Sunday, 22 April 2007

Au revoir, ILMS?

There is an argument that the age of the ILMS is passing. Of course, the integrated library management system has served us wonderfully well. We depend on it to provide the efficiencies which come through automation of acquisitions, cataloguing, serials processing, and provision of access to physical resources for our users. The MARC record has transformed the way libraries work. The ILMS integrates everything into a single process.

On the other hand, one part of the ILMS - the OPAC - now looks extremely old-fashioned when compared with the normal, everyday search experience of our users when they use Google, Yahoo or one of the many Internet search engines. Increasingly, our OPACs are falling behind. The search features which are taken for granted now - relevance ranking, "did you mean?", user annotation facilities, user-generated subject headings (tags) - are all missing. The catalogue sucks, to quote the Americans (do a Google search on those two words). But effective search is absolutely critical to our future value to our users. Swinburne's recent user survey found that over 70% of our users use Google every day.

The diminishing number of ILMS vendors does not seem to be doing much about this situation - we want efficient, integrated library systems, but we also want contemporary search capacity. We have systems which developed to control print collections of monographs and serials. Now they are out of date.

At the National Library's New Ideas Forum last week Alison Dellitt and Kent Fitch presented a short overview of how the National Library of Australia is rethinking both search (find and get) and the catalogue. Great thinking - have a look at their IT Architecture Project Report.

Au revoir, ILMS? What do you think?


SharonU said...

I believe we (libraries) have no choice but to head down the "Google," single search across many databases, way in order to make searching a simpler exercise for our users. Although, I would not throw out the advanced search altogether as it does have it place for the accomplished researchers out there.

Unfortunately, there is a lot of work involved in creating a system that will be able to search across not only the library's catalogue but it's databases too. Not all databases use the same search ranking or fields. Perhaps it's time librarians, ILMS creators and database creators start working together to create the ultimate "Google" like search for libraries. Perhaps the NLA will lead the way?!?! JMO

Dana said...

I'm putting on my technical hat for this one.

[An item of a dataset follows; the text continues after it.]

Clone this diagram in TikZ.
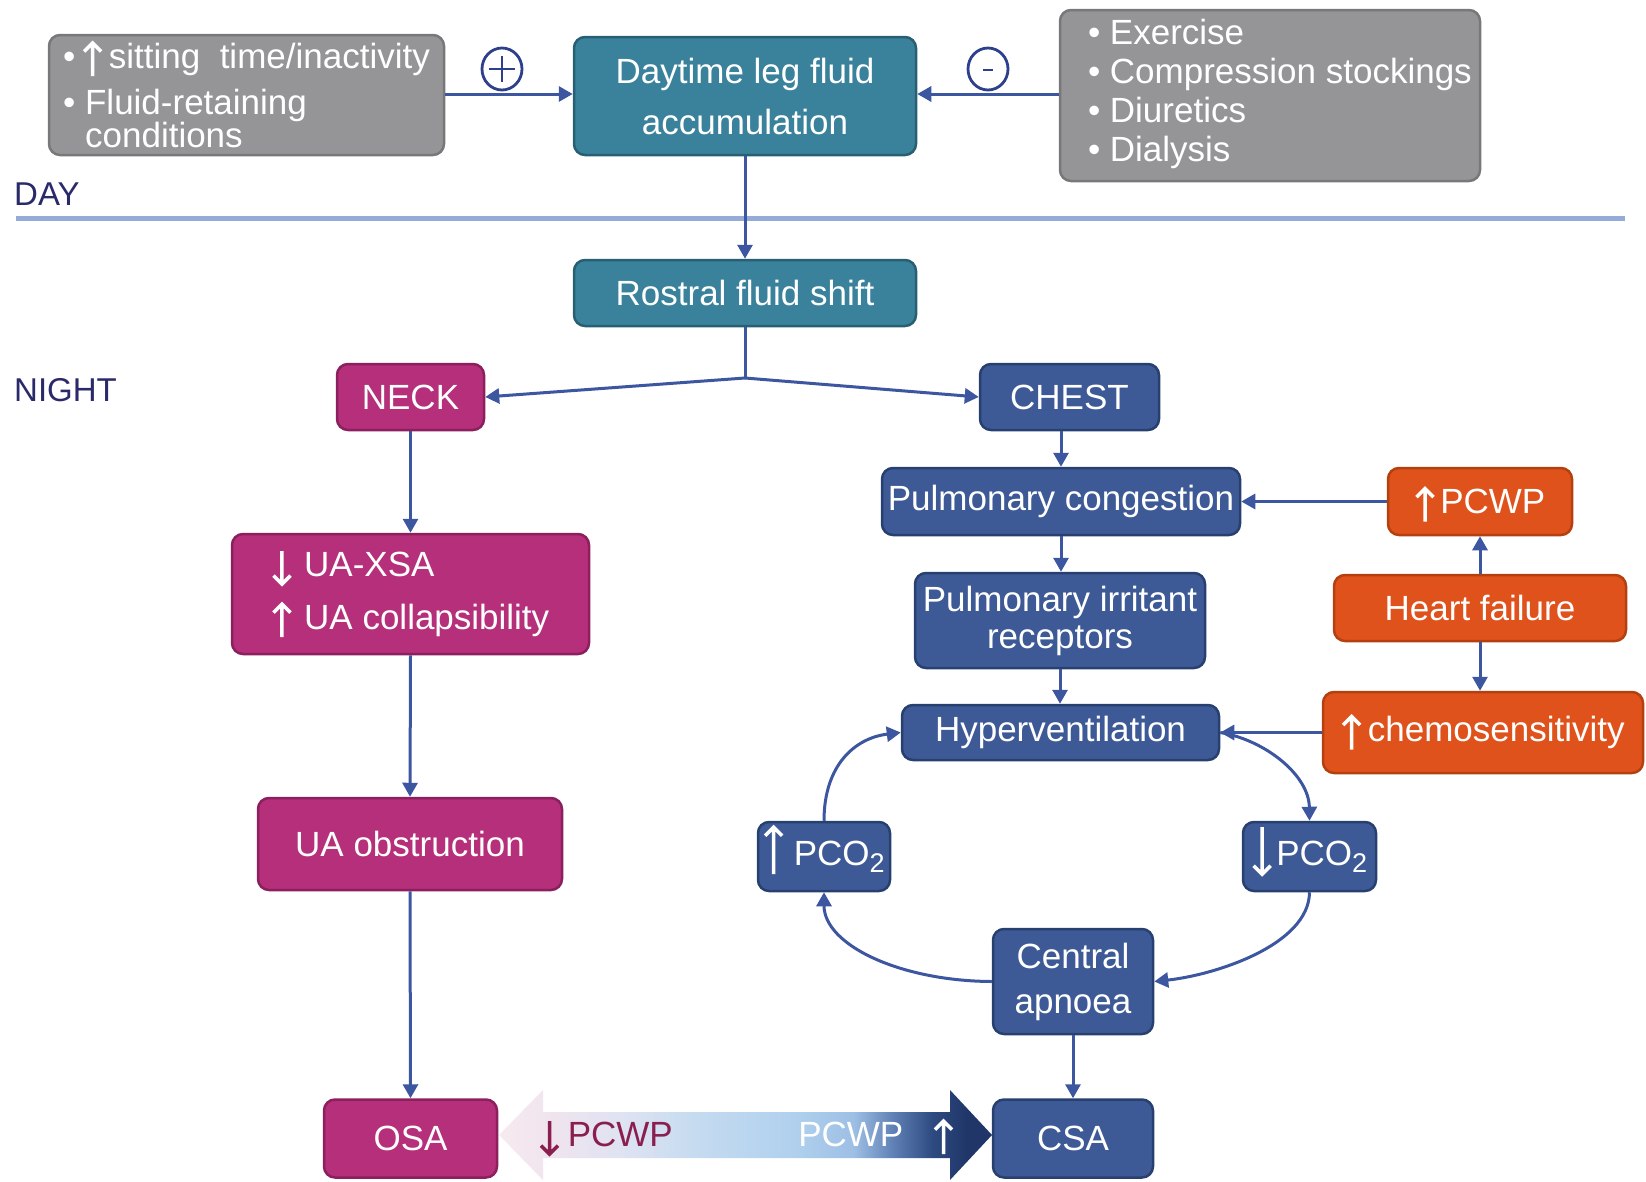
\documentclass[tikz,border=0pt]{standalone}
\usepackage{fontspec}
\setmainfont{Liberation Sans}
\usetikzlibrary{arrows.meta}
\definecolor{grayfill}{HTML}{959598}
\definecolor{grayedge}{HTML}{78787B}
\definecolor{tealfill}{HTML}{3A829B}
\definecolor{tealedge}{HTML}{285F73}
\definecolor{magfill}{HTML}{B52F7A}
\definecolor{magedge}{HTML}{8C1F5D}
\definecolor{navyfill}{HTML}{3E5A96}
\definecolor{navyedge}{HTML}{27406F}
\definecolor{orfill}{HTML}{E0521B}
\definecolor{oredge}{HTML}{B5400F}
\definecolor{arrowblue}{HTML}{3C56A0}
\definecolor{labelnavy}{HTML}{2A2A6A}
\definecolor{dayline}{HTML}{96AAD7}
\definecolor{pcwpred}{HTML}{8A1F4F}
\definecolor{signblue}{HTML}{2E3F8C}
\definecolor{shA}{HTML}{F7EAF0}
\definecolor{shB}{HTML}{F0E4EE}
\definecolor{shC}{HTML}{DFE3F2}
\definecolor{shD}{HTML}{C5DBF0}
\definecolor{shE}{HTML}{B0D0EE}
\definecolor{shF}{HTML}{9DBFE4}
\definecolor{shG}{HTML}{5F80B5}
\definecolor{shH}{HTML}{2D4A80}
\definecolor{shI}{HTML}{203668}
\pgfdeclarehorizontalshading{pcwpshade}{100bp}{color(0bp)=(shA); color(25bp)=(shA); color(30bp)=(shB); color(37.5bp)=(shC); color(45bp)=(shD); color(55bp)=(shE); color(61bp)=(shF); color(65bp)=(shG); color(69bp)=(shH); color(72.5bp)=(shI); color(100bp)=(shI)}
% tall thin arrows drawn inline: colour, bottom, top (pt, relative to baseline)
\newcommand{\arrup}[3]{\smash{\tikz[baseline=0pt,x=1pt,y=1pt]{\draw[draw=#1,fill=none,solid,sharp corners,line width=3.5pt,line cap=butt,line join=miter] (0,#2) -- (0,#3) (-8.5,#3-8.5) -- (0,#3) -- (8.5,#3-8.5);}}}
\newcommand{\arrdn}[3]{\smash{\tikz[baseline=0pt,x=1pt,y=1pt]{\draw[draw=#1,fill=none,solid,sharp corners,line width=3.5pt,line cap=butt,line join=miter] (0,#2) -- (0,#3) (-8.5,#3+8.5) -- (0,#3) -- (8.5,#3+8.5);}}}
\newcommand{\subtwo}{\raisebox{-7pt}{\fontsize{27}{27}\selectfont 2}}
\begin{document}
\begin{tikzpicture}[x=1pt,y=-1pt,
  boxbase/.style={rounded corners=11pt, line width=2.5pt, text=white, inner sep=0pt, font=\fontsize{35}{39}\selectfont},
  graybox/.style={boxbase, fill=grayfill, draw=grayedge},
  tealbox/.style={boxbase, fill=tealfill, draw=tealedge, align=center},
  magbox/.style={boxbase, fill=magfill, draw=magedge, align=center},
  navybox/.style={boxbase, fill=navyfill, draw=navyedge, align=center},
  orbox/.style={boxbase, fill=orfill, draw=oredge, align=center},
  conn/.style={draw=arrowblue, line width=3pt, -{Triangle[length=14pt,width=15pt]}},
  plainline/.style={draw=arrowblue, line width=3pt},
  lbl/.style={text=labelnavy, font=\fontsize{33}{39}\selectfont, inner sep=0pt, anchor=west},
  signc/.style={draw=signblue, line width=2.8pt},
  arrtext/.style={inner sep=0pt, font=\fontsize{35}{39}\selectfont}
]
\useasboundingbox (0,0) rectangle (1646,1181);

% day/night
\node[lbl] (daylbl) at (14,194) {DAY};
\node[lbl] (nightlbl) at (14,390) {NIGHT};
\draw[dayline, line width=5pt] (16,218) coordinate (dl1) -- (1625,218) coordinate (dl2);

% top row
\node[graybox, minimum width=395pt, minimum height=120pt, align=left, font=\fontsize{35}{33}\selectfont] (gl) at (246.5,95)
  {•\hspace{7pt}\arrup{white}{-8}{25}\hspace{6pt}sitting\ \ time/inactivity\\[13pt]•\ Fluid-retaining\\\hphantom{•\ }conditions};
\node[tealbox, minimum width=342pt, minimum height=118pt] (day) at (745,96) {Daytime leg fluid\\[12pt]accumulation};
\node[graybox, minimum width=420pt, minimum height=171pt] (gr) at (1270,95.5)
  {\makebox[364pt][l]{\begin{tabular}{@{}l@{}}•\ Exercise\\•\ Compression stockings\\•\ Diuretics\\•\ Dialysis\end{tabular}}};

\draw[conn] (gl.east |- 0,94) -- (day.west |- 0,94);
\draw[conn] (gr.west |- 0,94) -- (day.east |- 0,94);

% plus / minus signs
\draw[signc] (502,69) ellipse [x radius=20, y radius=21];
\draw[signc] (489,69) -- (515,69) (502,56) -- (502,82);
\draw[signc] (988,69) ellipse [x radius=20, y radius=21];
\draw[signc] (983,70) -- (993,70);

% rostral
\node[tealbox, minimum width=342pt, minimum height=66pt] (rostral) at (745,293) {Rostral fluid shift};
\draw[conn] (day.south) -- (rostral.north);

% neck / chest
\node[magbox, minimum width=147pt, minimum height=66pt] (neck) at (410.5,397) {NECK};
\node[navybox, minimum width=179pt, minimum height=66pt] (chest) at (1069.5,397) {CHEST};
\draw[plainline] (rostral.south) -- (745,378) coordinate (br);
\draw[conn] (br) -- (neck.east);
\draw[conn] (br) -- (chest.west);

% left column
\node[magbox, minimum width=357pt, minimum height=120pt, align=left] (ua) at (410.5,594)
  {\arrdn{white}{25}{-8}\hspace{12pt}UA-XSA\\[14pt]\arrup{white}{-8}{25}\hspace{12pt}UA collapsibility};
\node[magbox, minimum width=304pt, minimum height=92pt] (uaobs) at (410,844) {UA obstruction};
\node[magbox, minimum width=173pt, minimum height=78pt] (osa) at (410.5,1138.5) {OSA};
\draw[conn] (neck.south) -- (ua.north);
\draw[conn] (ua.south) -- (uaobs.north);
\draw[conn] (uaobs.south) -- (osa.north);

% right column
\node[navybox, minimum width=358pt, minimum height=67pt] (pcong) at (1061,501.5) {Pulmonary congestion};
\node[navybox, minimum width=290pt, minimum height=95pt] (pirr) at (1060,620.5) {Pulmonary irritant\\[-2pt]receptors};
\node[navybox, minimum width=317pt, minimum height=55pt] (hyper) at (1060.5,732.5) {Hyperventilation};
\node[orbox, minimum width=184pt, minimum height=67pt] (pcwp) at (1480,501.5) {\arrup{white}{-8}{25}\hspace{5pt}PCWP};
\node[orbox, minimum width=292pt, minimum height=66pt] (hf) at (1480,608) {Heart failure};
\node[orbox, minimum width=320pt, minimum height=81pt] (chemo) at (1483,732.5) {\arrup{white}{-8}{25}\hspace{6pt}chemosensitivity};
\node[navybox, minimum width=132pt, minimum height=69pt] (pcoup) at (824,856.5) {\arrup{white}{-9}{38}\hspace{10pt}PCO\subtwo};
\node[navybox, minimum width=133pt, minimum height=69pt] (pcodn) at (1309.5,856.5) {\arrdn{white}{38}{-9}\hspace{4pt}PCO\subtwo};
\node[navybox, minimum width=160pt, minimum height=105pt] (capn) at (1073,981.5) {Central\\[6pt]apnoea};
\node[navybox, minimum width=160pt, minimum height=78pt] (csa) at (1073,1138.5) {CSA};

\draw[conn] (chest.south -| pcong.north) -- (pcong.north);
\draw[conn] (pcong.south) -- (pcong.south |- pirr.north);
\draw[conn] (pirr.south) -- (pirr.south |- hyper.north);
\draw[conn] (pcwp.west) -- (pcong.east);
\draw[conn] (hf.north) -- (pcwp.south);
\draw[conn] (hf.south) -- (hf.south |- chemo.north);
\draw[conn] (chemo.west) -- (hyper.east);
\draw[conn] (capn.south) -- (csa.north);

% loop
\draw[conn] (pcoup.north) .. controls (824,765) and (855,738) .. (hyper.west);
\draw[conn] (hyper.east) .. controls (1265,740) and (1309,775) .. (pcodn.north);
\draw[conn] (pcodn.south) .. controls (1309,945) and (1215,975) .. (capn.east);
\draw[conn] (capn.west) .. controls (900,981) and (824,945) .. (pcoup.south);

% bottom double arrow
\shade[shading=pcwpshade] (499,1135) -- (543,1090) -- (543,1112) -- (950,1112) -- (950,1090) -- (992,1135)
  -- (950,1180) -- (950,1158) -- (543,1158) -- (543,1180) -- cycle;
\node[arrtext, text=pcwpred] (pdn) at (606,1134) {\arrdn{pcwpred}{25}{-8}\hspace{8pt}PCWP};
\node[arrtext, text=white] (pup) at (876,1134) {PCWP\hspace{30pt}\arrup{white}{-8}{25}};
\end{tikzpicture}
\end{document}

There are a couple of sides to this issue; while users would like a Google interface that can bring up every source they might ever need, there are some obstacles that stand in their way.

SharonU picked up on at least one problem with the journal situation: Results are presented and ordered differently from publisher to publisher. I believe that journals are unlikely to be willing to work together to solve this for libraries, much less allow tagging or anything similaro.

Another problem is that no matter how good we are, libraries cannot provide the equivalent of pagerank for articles and other scholarly materials; even GoogleBooks doesn't do this particularly well. Pagerank relies on linking from other pages (and to a certain extent on link text, I believe). In scholarly works, this type of ranking is provided by citations.

Far be it from me to be a naysayer, though; there are many services library OPACs can provide to make the user experience more fruitful that do not depend on pagerank or journal publishers:
* Search suggestions (for example for mispelled words). The technical side of this is tricky, but it is far from impossible
* Links in search results to journal publishers that may also have interesting results -- for example LNCS and ACM when a search includes the word "computer".
* User tagging is a great idea, and not one I had ever thought of. It should also be relatively technically easy.
* Awareness of the availability of material as soon as a search is performed; for users used to "always on always there" internet search results, being able to see immediately which materials they can get "right now" would be a bonus.

The coming changes are exciting, and something I very much look forward to witnessing, if I cannot be a part of them.